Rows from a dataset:
* * *

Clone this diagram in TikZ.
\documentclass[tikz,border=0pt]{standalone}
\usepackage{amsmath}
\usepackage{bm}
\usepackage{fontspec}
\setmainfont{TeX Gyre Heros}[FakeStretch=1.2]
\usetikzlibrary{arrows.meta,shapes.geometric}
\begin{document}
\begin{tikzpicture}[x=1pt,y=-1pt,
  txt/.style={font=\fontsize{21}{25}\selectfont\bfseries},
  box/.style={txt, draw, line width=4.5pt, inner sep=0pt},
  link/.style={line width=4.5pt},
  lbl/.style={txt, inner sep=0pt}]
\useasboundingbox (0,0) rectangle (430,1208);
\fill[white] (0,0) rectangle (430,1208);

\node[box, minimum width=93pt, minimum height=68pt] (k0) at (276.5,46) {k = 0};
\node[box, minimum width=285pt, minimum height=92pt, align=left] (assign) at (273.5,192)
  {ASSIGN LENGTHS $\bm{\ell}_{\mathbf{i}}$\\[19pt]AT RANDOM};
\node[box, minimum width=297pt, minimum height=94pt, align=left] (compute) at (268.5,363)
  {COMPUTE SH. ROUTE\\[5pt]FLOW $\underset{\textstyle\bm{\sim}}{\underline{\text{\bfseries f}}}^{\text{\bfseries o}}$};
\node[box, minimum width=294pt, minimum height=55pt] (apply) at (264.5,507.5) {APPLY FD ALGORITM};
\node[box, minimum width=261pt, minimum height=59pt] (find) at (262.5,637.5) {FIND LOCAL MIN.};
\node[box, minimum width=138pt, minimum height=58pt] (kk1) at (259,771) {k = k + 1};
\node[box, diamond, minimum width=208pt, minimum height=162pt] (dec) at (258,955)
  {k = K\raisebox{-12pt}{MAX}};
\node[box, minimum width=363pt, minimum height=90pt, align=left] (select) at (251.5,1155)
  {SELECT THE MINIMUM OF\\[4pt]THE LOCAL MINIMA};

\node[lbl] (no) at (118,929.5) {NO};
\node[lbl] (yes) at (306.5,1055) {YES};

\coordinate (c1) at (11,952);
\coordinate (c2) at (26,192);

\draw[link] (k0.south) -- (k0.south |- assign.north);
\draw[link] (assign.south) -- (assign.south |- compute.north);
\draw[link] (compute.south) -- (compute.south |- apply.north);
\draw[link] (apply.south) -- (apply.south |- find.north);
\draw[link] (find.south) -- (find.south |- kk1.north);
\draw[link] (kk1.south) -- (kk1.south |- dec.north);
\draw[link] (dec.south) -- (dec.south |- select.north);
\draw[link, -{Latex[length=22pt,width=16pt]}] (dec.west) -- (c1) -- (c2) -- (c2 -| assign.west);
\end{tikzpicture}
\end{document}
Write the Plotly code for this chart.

* * *

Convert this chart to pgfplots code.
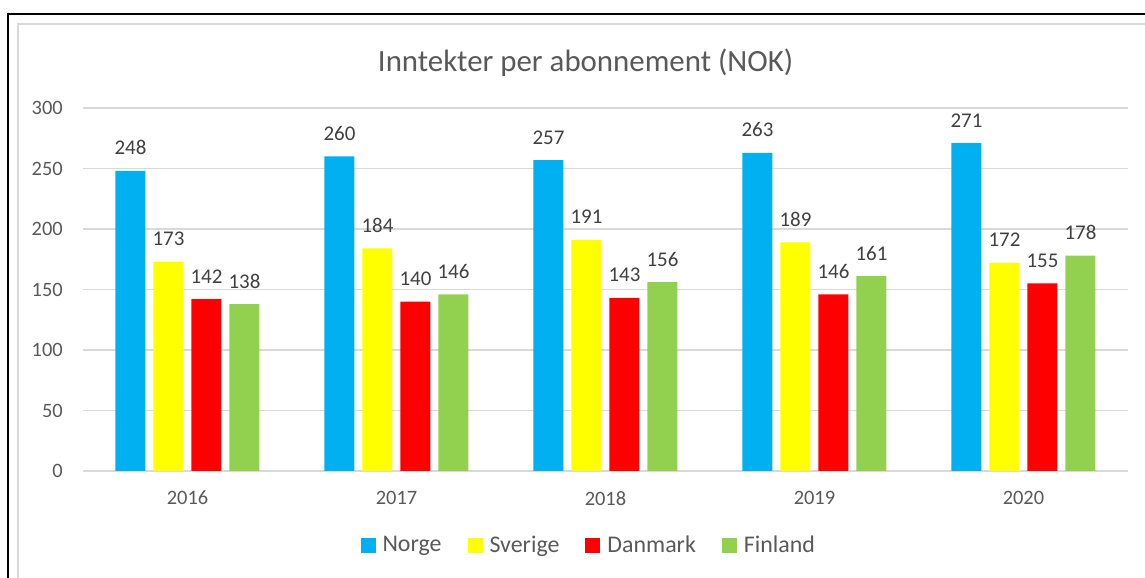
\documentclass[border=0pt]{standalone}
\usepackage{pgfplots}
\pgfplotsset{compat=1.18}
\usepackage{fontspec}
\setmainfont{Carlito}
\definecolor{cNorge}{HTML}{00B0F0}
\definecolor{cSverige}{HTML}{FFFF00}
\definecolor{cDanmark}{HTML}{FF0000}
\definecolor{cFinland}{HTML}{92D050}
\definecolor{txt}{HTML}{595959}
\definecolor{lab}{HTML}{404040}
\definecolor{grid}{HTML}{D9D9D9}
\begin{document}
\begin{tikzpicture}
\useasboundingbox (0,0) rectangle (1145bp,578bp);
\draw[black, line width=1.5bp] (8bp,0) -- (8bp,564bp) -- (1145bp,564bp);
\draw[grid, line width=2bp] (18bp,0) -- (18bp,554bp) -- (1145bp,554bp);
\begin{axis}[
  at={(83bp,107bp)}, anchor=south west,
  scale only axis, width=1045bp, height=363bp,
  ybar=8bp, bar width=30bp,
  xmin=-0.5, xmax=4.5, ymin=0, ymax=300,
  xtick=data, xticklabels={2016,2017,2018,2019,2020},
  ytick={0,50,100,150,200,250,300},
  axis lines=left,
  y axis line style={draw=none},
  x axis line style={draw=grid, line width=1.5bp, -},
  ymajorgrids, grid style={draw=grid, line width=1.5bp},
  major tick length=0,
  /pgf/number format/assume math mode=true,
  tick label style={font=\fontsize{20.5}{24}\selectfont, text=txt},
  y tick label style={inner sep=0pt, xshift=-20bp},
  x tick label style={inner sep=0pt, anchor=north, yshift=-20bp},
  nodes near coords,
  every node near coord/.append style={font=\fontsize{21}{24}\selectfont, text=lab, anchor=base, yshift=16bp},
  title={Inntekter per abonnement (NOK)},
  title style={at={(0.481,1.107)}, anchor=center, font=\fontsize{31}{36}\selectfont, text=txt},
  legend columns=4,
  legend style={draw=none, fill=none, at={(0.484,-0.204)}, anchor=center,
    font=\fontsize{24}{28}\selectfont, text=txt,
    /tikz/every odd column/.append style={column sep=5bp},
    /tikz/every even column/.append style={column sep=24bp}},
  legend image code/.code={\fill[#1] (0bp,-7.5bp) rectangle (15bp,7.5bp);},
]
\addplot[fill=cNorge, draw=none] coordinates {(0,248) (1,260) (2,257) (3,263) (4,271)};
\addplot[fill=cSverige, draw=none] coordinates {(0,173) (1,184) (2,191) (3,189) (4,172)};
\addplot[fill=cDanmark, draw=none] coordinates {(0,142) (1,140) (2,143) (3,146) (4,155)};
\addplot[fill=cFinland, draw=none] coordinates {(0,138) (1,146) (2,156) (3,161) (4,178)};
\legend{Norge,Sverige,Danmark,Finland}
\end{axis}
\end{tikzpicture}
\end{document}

* * *

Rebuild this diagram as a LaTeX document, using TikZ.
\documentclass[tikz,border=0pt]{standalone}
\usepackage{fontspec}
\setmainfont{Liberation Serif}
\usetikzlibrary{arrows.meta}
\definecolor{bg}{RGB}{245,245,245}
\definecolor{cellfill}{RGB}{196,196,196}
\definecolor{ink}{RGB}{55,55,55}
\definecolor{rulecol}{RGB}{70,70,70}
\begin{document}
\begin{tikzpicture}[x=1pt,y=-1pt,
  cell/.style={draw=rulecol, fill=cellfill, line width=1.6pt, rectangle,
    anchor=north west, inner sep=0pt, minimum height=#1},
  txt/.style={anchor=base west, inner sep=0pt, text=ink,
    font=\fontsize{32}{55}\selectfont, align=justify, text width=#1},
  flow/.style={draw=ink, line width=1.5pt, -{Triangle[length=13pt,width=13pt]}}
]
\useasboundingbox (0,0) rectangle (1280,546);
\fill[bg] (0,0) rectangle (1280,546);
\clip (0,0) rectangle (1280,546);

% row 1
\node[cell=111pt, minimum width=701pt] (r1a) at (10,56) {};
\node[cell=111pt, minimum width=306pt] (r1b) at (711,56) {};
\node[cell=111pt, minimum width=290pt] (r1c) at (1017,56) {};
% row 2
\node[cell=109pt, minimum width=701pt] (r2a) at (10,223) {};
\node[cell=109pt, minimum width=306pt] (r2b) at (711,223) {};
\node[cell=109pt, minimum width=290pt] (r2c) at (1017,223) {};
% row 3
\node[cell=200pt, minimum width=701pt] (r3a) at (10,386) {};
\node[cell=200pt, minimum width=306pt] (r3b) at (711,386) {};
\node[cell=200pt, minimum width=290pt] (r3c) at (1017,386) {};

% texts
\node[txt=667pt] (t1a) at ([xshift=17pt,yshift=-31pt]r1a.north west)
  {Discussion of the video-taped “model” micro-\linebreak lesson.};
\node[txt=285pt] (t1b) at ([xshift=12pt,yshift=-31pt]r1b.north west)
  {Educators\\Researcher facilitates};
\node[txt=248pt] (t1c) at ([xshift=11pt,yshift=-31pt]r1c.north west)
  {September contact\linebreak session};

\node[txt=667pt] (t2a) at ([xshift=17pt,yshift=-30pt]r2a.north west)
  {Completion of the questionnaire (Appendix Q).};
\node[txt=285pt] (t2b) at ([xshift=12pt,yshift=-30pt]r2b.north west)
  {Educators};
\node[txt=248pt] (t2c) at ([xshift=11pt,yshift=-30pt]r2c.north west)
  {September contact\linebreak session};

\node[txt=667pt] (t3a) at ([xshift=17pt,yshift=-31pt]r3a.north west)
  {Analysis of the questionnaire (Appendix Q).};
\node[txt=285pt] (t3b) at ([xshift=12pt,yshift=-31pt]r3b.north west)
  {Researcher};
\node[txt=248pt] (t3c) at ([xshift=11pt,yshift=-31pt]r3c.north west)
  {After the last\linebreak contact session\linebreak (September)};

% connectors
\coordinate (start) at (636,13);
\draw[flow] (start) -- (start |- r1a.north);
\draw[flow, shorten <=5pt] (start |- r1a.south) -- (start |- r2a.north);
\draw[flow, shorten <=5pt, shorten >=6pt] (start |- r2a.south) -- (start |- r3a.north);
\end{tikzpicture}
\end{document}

* * *

WORK TO COMPLETE: Count all lines of the data that include "chart". The answer is the number alone.

COMPLETE OUTPUT: 2